Champions Trophy 2008 August 15, 2008

Uncertain Ponting won't commit to Pakistan


Ricky Ponting: "We're only three weeks away from one of the biggest one-day tournaments that we play and we still don't know if we're going" © Getty Images
 

Ricky Ponting expects crucial decisions on Pakistan in the next few days after a security update from the ICC failed to ease the Australian players' concerns. James Sutherland, Cricket Australia's chief executive, agreed that it was crunch time, while the ICC conceded it still had just enough time to switch the Champions Trophy to Sri Lanka if necessary.

An ICC task force visited Melbourne on Friday to brief Ponting and Sutherland on the safety measures in place for the Pakistan event, which is scheduled to begin on September 12. Ponting said while the security efforts of the Pakistan board and the ICC looked positive on paper, the players remained anxious over the implementation of the procedures, a complaint they share with the New Zealand squad, which was briefed on Thursday.

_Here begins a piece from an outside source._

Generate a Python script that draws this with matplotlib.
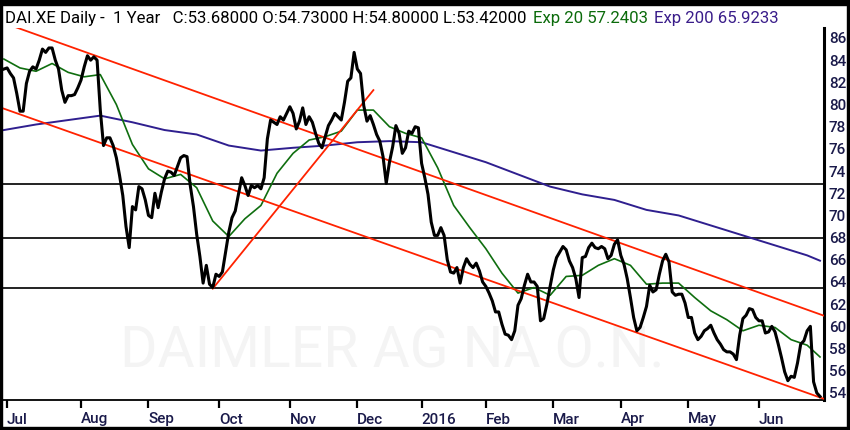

"We've heard what they had to say, we're a lot more informed now than we were before the day started and there's obviously some decisions to be made in the next few days," Ponting said after the meeting. "The concerns are still there, of course. There have been lots of things said that are going to be put into place and let's hope those things are put in place to an appropriate level."

Ponting said it was hard on the players as they tried to prepare for the event, unsure where or if they would have the chance to defend their title. "We're only three weeks away from one of the biggest one-day tournaments that we play and we still don't know if we're going."

David Richardson, the ICC's general manager of cricket, who is leading the ICC delegation, said if the four nations - England and South Africa also have safety fears - remained reluctant to visit Pakistan, it was not too late to move the Champions Trophy to Sri Lanka. "We're very short of time now," Richardson said. "If we're going to relocate now it needs to be made within the next few days. Operationally it would be difficult, but it's certainly not an option that would be discarded at this point and it could be relocated."

While Sutherland said the ball was partially in the ICC's court in terms of how they responded to Australia's worries, Richardson was seeking a commitment either way from Australia. He said until the four countries made their decisions it was impossible to predict where or in what format the tournament would take place.

"They [Cricket Australia] need to give us a firm indication," Richardson said. "All they've done today is listen to the facts. Obviously we've heard that there are still some concerns, particularly from the players' association, mainly to do with the confidence in the actual implementation of the security measures which are in place."

Sutherland agreed time was running out to make a decision, but he was keen to see how the ICC dealt with the remaining concerns of the players and Cricket Australia. "It's 24 days now till the tournament starts, so it's coming down to crunch time," Sutherland said.

"What we've always said is that we reserve our rights to make a decision at the appropriate time. Even if we decide that we're going we still reserve our rights to change our mind at any stage.

"Taking on board the advice we've received today, but also our ongoing assessments from various other sources, we've got some thinking to do in the next little while. Things will obviously develop in the coming couple of weeks."

Ponting, Sutherland, Michael Clarke and the Australian Cricketers' Association chief executive Paul Marsh heard the opinions of the task force. Another set of ICC officials will speak to South Africa and England early next week.

If Australia decide to defend their title in Pakistan the makeup of their squad will depend on the willingness of individuals to tour. Some players, particularly Andrew Symonds, have voiced their concerns about going to Pakistan and Ponting expects the playing group to ponder the situation while Cricket Australia makes up its mind.

"I haven't got a decision to make until Cricket Australia make a decision," Ponting said. "It's a hypothetical question - I think the [players] that you've probably heard from before [might not go]. But we'll wait and see what happens in the next few days."